A recent editorial called for prioritizing green remedies and ecosystem resiliency while mitigating flood risk in the Ala Wai watershed (“Craft a holistic Ala Wai solution,” Star-Advertiser, Our View, April 20). It requires an integrated natural resource management plan for the Waikiki ahupua‘a, historically a wetland. Residents requested this all along. Also, University of Hawaii graduate planning students in 2001 were already advocating the integration of indigenous Hawaiian land and resources management techniques.
Available now is a useful tracking spreadsheet by the U.S. Army Corps of Engineers (ACE) listing about 200 measures that are “under consideration” or are already “screened out” when they are not within its authority or study scope. But this relegates to an afterthought essential environmental design measures.
An integrated ecological and flood control design solution would have different configurations than the one focusing on flood alone. Instead, a “co-design” approach engages federal, state, county and community partners in collaboration at each step of the process.
I hope officials populate and share the 200 measures with their own assessments by revealing in the spreadsheet which agency would be the leading one, and which other would be listed in a supporting role. A good example is how the Ala Wai Watershed Collaboration describes proposed linked measures, such as ones for the Ala Wai Golf Course and the Ala Wai Canal.

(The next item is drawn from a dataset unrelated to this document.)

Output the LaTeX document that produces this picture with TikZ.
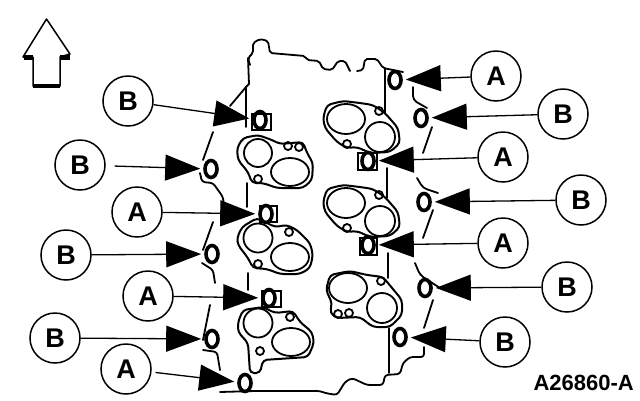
\documentclass[tikz,border=0pt]{standalone}
\usepackage{fontspec}
\setmainfont{Liberation Sans}
\usetikzlibrary{shapes.geometric,arrows.meta}
\tikzset{
  callout/.style={circle,draw,line width=1.5pt,minimum size=50pt,inner sep=0pt,font=\fontsize{27}{27}\selectfont\bfseries},
  hole/.style={ellipse,draw,line width=3.6pt,minimum width=12pt,minimum height=17pt,inner sep=0pt},
  leader/.style={line width=1.3pt,-{Triangle[length=35pt,width=26pt]},shorten >=3pt},
  part/.style={line width=1.8pt,line join=round,line cap=round},
  gasket/.style={part,line width=2pt,rounded corners=4pt},
  bore/.style={draw,line width=1.8pt},
  tinyhole/.style={circle,draw,line width=1.8pt,minimum size=8pt,inner sep=0pt}
}
\begin{document}
\begin{tikzpicture}[x=1pt,y=-1pt]
\useasboundingbox (0,0) rectangle (640,400);
% north arrow
\draw[line width=1.5pt,line join=round] (46.5,19) -- (70,54) -- (60,57) -- (60,86) -- (33,86) -- (33,57) -- (23,57) -- cycle;
\draw[line width=5pt] (24,57) -- (33,57) (60,57) -- (70,57);
\draw[line width=4pt] (33,86) -- (60,86);
% block outline
\draw[part,rounded corners=2pt] (250,65) -- (248,58) -- (253,53) -- (253,43) -- (260,39) -- (268,41) -- (270,53) -- (305,56) -- (307,60) -- (319,61) -- (323,69) -- (332,70) -- (338,61) -- (345,61) -- (350,71);
\draw[part,rounded corners=2pt] (357,71) -- (363,70) -- (365,59) -- (377,59) -- (383,68) -- (403,72);
\draw[part] (248,58) -- (249,84) -- (246,87) -- (230,106);
\draw[part] (246,87) -- (246,127);
\draw[part] (247,183) -- (247,207);
\draw[part] (248,273) -- (248,290);
\draw[part] (385,68) -- (385,113);
\draw[part] (387,168) -- (387,198);
\draw[part] (388,253) -- (388,278);
\draw[part] (389,328) -- (389,373);
\draw[part,rounded corners=3pt] (220,392) -- (255,391) -- (320,391) -- (325,393) -- (337,395) -- (345,382) -- (352,378) -- (367,385) -- (383,385) -- (385,375) -- (400,374) -- (403,363) -- (410,357) -- (424,357) -- (424,347);
% side lines, left
\draw[part,rounded corners=5pt] (213,132) -- (203,160);
\draw[part,rounded corners=3pt] (200,173) -- (202,182) -- (213,183) -- (223,197) -- (224,207);
\draw[part,rounded corners=5pt] (213,222) -- (203,250);
\draw[part,rounded corners=3pt] (202,263) -- (213,270) -- (215,283);
\draw[part,rounded corners=5pt] (210,305) -- (203,340);
\draw[part,rounded corners=3pt] (203,350) -- (217,352) -- (220,370);
% side lines, right
\draw[part,rounded corners=4pt] (413,87) -- (413,100) -- (427,108);
\draw[part,rounded corners=4pt] (432,127) -- (423,153);
\draw[part,rounded corners=4pt] (417,178) -- (423,188) -- (438,193);
\draw[part,rounded corners=4pt] (433,210) -- (423,238);
\draw[part,rounded corners=4pt] (415,263) -- (420,275) -- (440,288);
\draw[part,rounded corners=4pt] (433,300) -- (424,328);
% gasket left 1
\draw[gasket] (237,148) -- (243,138) -- (258,135) -- (272,140) -- (280,144) -- (303,142) -- (307,153) -- (313,163) -- (312,180) -- (303,188) -- (277,188) -- (263,183) -- (252,183) -- (248,172) -- (238,160) -- cycle;
\draw[bore] (258,153) circle[radius=14];
\draw[bore] (290,172) ellipse[x radius=19,y radius=14];
\node[tinyhole] (s1) at (288,146) {};
\node[tinyhole] (s2) at (299,147) {};
\node[tinyhole] (s3) at (258,179) {};
% gasket left 2
\draw[gasket] (237,238) -- (242,227) -- (257,218) -- (275,227) -- (287,225) -- (297,230) -- (310,243) -- (313,255) -- (310,268) -- (300,274) -- (280,274) -- (267,269) -- (253,268) -- (248,258) -- (238,245) -- cycle;
\draw[bore] (258,238) circle[radius=14.5];
\draw[bore] (290,257) ellipse[x radius=19,y radius=14];
\node[tinyhole] (s4) at (289,232) {};
\node[tinyhole] (s5) at (258,264) {};
% gasket left 3
\draw[gasket] (238,322) -- (243,310) -- (263,307) -- (275,313) -- (293,311) -- (300,322) -- (312,332) -- (314,343) -- (308,357) -- (263,360) -- (260,373) -- (250,373) -- (248,343) -- (238,332) -- cycle;
\draw[bore] (258,323) circle[radius=14.5];
\draw[bore] (291,342) ellipse[x radius=19,y radius=14];
\node[tinyhole] (s6) at (290,317) {};
\node[tinyhole] (s7) at (260,351) {};
% gasket right 1
\draw[gasket] (323,118) -- (327,105) -- (343,101) -- (360,103) -- (373,105) -- (385,113) -- (398,128) -- (400,143) -- (390,152) -- (370,153) -- (357,147) -- (347,148) -- (337,142) -- (325,128) -- cycle;
\draw[bore] (346,119) ellipse[x radius=19,y radius=15];
\draw[bore] (380,137) circle[radius=15];
\node[tinyhole] (s8) at (379,111) {};
\node[tinyhole] (s9) at (347,144) {};
% gasket right 2
\begin{scope}[yshift=-84pt]
\draw[gasket] (323,118) -- (327,105) -- (343,101) -- (360,103) -- (373,105) -- (385,113) -- (398,128) -- (400,143) -- (390,152) -- (370,153) -- (357,147) -- (347,148) -- (337,142) -- (325,128) -- cycle;
\draw[bore] (346,119) ellipse[x radius=19,y radius=15];
\draw[bore] (380,137) circle[radius=15];
\node[tinyhole] (s10) at (379,111) {};
\node[tinyhole] (s11) at (347,144) {};
\end{scope}
% gasket right 3
\draw[gasket] (326,290) -- (330,275) -- (350,271) -- (367,275) -- (383,277) -- (402,300) -- (402,315) -- (390,327) -- (373,327) -- (360,317) -- (337,318) -- (330,313) -- (332,303) -- cycle;
\draw[bore] (348,288) ellipse[x radius=19,y radius=15];
\draw[bore] (382,308) circle[radius=15];
\node[tinyhole] (s12) at (381,281) {};
\node[tinyhole] (s13) at (338,314) {};
\node[tinyhole] (s14) at (349,313) {};
% square pads
\draw[line width=1.6pt] (252,114) rectangle (271,130);
\draw[line width=1.6pt] (358,153) rectangle (377,170);
\draw[line width=1.6pt] (260,206) rectangle (277,222);
\draw[line width=1.6pt] (360,238) rectangle (377,255);
\draw[line width=1.6pt] (262,291) rectangle (281,307);
% bolt holes
\node[hole] (o1) at (260,120) {};
\node[hole] (o2) at (211,169) {};
\node[hole] (o3) at (266,214) {};
\node[hole] (o4) at (212,254) {};
\node[hole] (o5) at (269,298) {};
\node[hole] (o6) at (212,339) {};
\node[hole] (o7) at (245,383) {};
\node[hole] (o8) at (395,80) {};
\node[hole] (o9) at (421,118) {};
\node[hole] (o10) at (368,161) {};
\node[hole] (o11) at (424,202) {};
\node[hole] (o12) at (368,245) {};
\node[hole] (o13) at (425,288) {};
\node[hole] (o14) at (400,337) {};
% callouts
\node[callout] (c1) at (128,101) {B};
\node[callout] (c2) at (80,165) {B};
\node[callout] (c3) at (137,212) {A};
\node[callout] (c4) at (66,255) {B};
\node[callout] (c5) at (148,296) {A};
\node[callout] (c6) at (55,338) {B};
\node[callout] (c7) at (126,369) {A};
\node[callout] (c8) at (496,76) {A};
\node[callout] (c9) at (563,114) {B};
\node[callout] (c10) at (503,157) {A};
\node[callout] (c11) at (581,200) {B};
\node[callout] (c12) at (503,243) {A};
\node[callout] (c13) at (567,287) {B};
\node[callout] (c14) at (505,342) {B};
% leaders
\draw[leader] (c1) -- (o1);
\draw[leader,shorten <=9pt] (c2) -- (o2);
\draw[leader] (c3) -- (o3);
\draw[leader] (c4) -- (o4);
\draw[leader] (c5) -- (o5);
\draw[leader] (c6) -- (o6);
\draw[leader,shorten <=4pt] (c7) -- (o7);
\draw[leader] (c8) -- (o8);
\draw[leader] (c9) -- (o9);
\draw[leader] (c10) -- (o10);
\draw[leader] (c11) -- (o11);
\draw[leader] (c12) -- (o12);
\draw[leader] (c13) -- (o13);
\draw[leader] (c14) -- (o14);
% figure id
\node[anchor=east,inner sep=0pt,font=\fontsize{22}{22}\selectfont\bfseries] (id) at (634,383) {A26860-A};
\end{tikzpicture}
\end{document}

An appropriate engineering solution addressing simultaneously overlapping risks — potential imminent riverine flood and tsunami, and sea level rise — has a quite different design from one addressing only riverine flood. The same applies to ecosystem restoration — inclusive of pollution abatement, water quality, debris management and channel cleanups, invasive species control, forest management, coastal flooding and cultural recreational uses.
Evaluation should not be limited to what is permitted by the authority of ACE. There are other entities involved: the Environmental Protection Agency and several presidential executive orders requiring compliance with protection and enhancement of environmental quality; federal flood risk management standards; protection of wetlands; invasive species; environmental justice; and protection of children from environmental risk and safety risk. In fact, Hawaii’s 1st Circuit Court in 2019 correctly reminded us that the state needs an acceptable environmental impact statement (EIS) to commit funds.
Good documentation allows each organization to clarify its kuleana, what they can accomplish or not and propose additional resources needed from funding authorities. Agencies should have institutional memory and document what was done in the past for this watershed. “Complying by referencing” previous studies and then updating what is missing can help the EIS be done more efficiently.
The Ala Wai Watershed Analysis already in 2003 recommended detailed ecosystem restoration measures. The Ala Wai Canal Flushing System and the Ala Wai Golf Course Detention System engineering studies done previously designed a multipurpose wetland for sediment, filtration, irrigation and vegetated marsh to greatly improve water quality. This is key for flood protection of Moiliili and Waikiki because it diverts storm waters from the Manoa-Palolo Canal right into the golf course.
The ocean water pumped up at Kapahulu into the Ala Wai Canal east end keeps its water moving and clean. These two measures make feasible the second ocean outfall at Kapiolani Park, well away from Waikiki.
Most importantly, after three decades, we deserve a planning framework that explicitly addresses how environmental justice serves all the affected neighborhood, including McCully-Moiliili, in terms of risks, flood reduction and ecosystem restoration. This would move forward the aspiration of the recent editorial.
Luciano Minerbi is a professor emeritus of urban and regional planning at the University of Hawaii-Manoa.